In the end, Lucy dramatically rejects a chance to remake or destroy the world in favor of saving the one thing she truly loved in it. In effect, Diclonius Lucy chooses not to be Mitochondrial Lucy.
The Kakuzawas' illusions about who they were and what they saw as a natural alliance with Lucy are made all the more pointless by the real life displacement of the ancient Lucy. Though Lynn Okamoto could not have known ancient Lucy would be displaced, it shows the pain the Kakuzawas inflicted on the world and the main characters in an even sadder light. A delusion based on a false history joined with a pivotal piece of scientific information outpaced by the march of knowledge is perhaps a fitting juncture for a name with which a tortured confused girl knew and dealt only pain and death.

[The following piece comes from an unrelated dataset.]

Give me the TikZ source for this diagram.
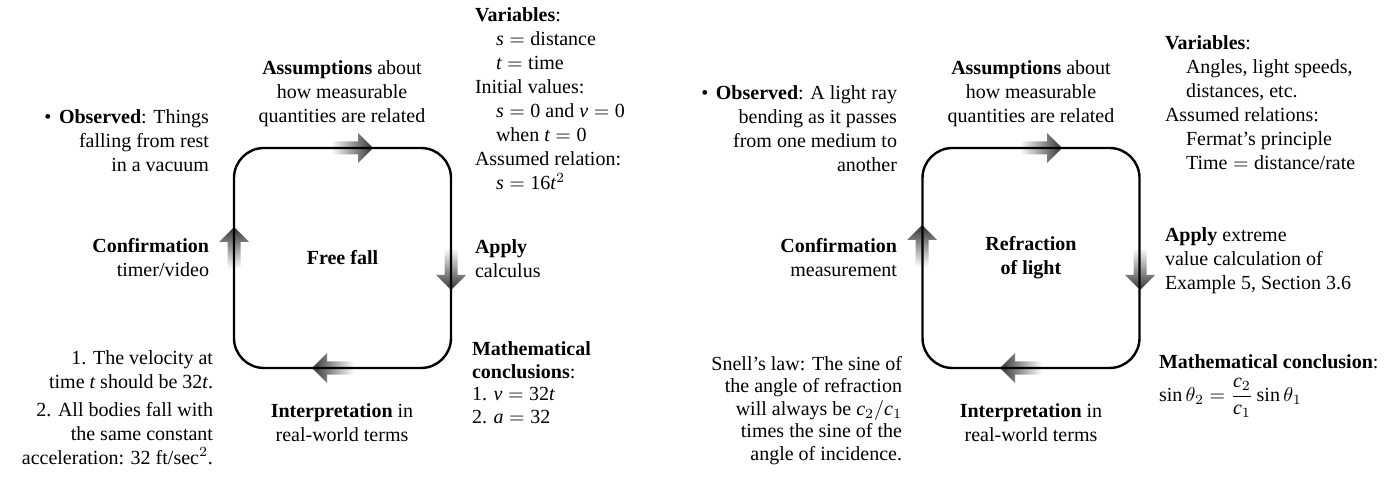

Leaving that name behind leads to greater knowledge in real life, and to the final peace and reward for a girl who wanted a world she could belong in.
- In 2014, a feature film named 'Lucy' featured the evolving protagonist actually encountering the Australopithecus Lucy in the past, one of several popular science myths the film fell into. The film itself was initially believed to possess parallels and perhaps even be partially inspired by Elfen Lied, but beyond the protagonists sharing a name and possessing supernatural powers, there are very few connections between the two that they don't also share with other series about mutants with superpowers.
- In a notable UK science magazine Nature issued in August, 2016, a US professor and his survey team revealed that this ancient Lucy died probably shortly after when she had fallen from a tree at the height of 12 meters or even higher, in view of the damages her bones got. Although this Lucy and her species walked on two legs like homo sapiens but it is estimated that they slept on a tree in the night.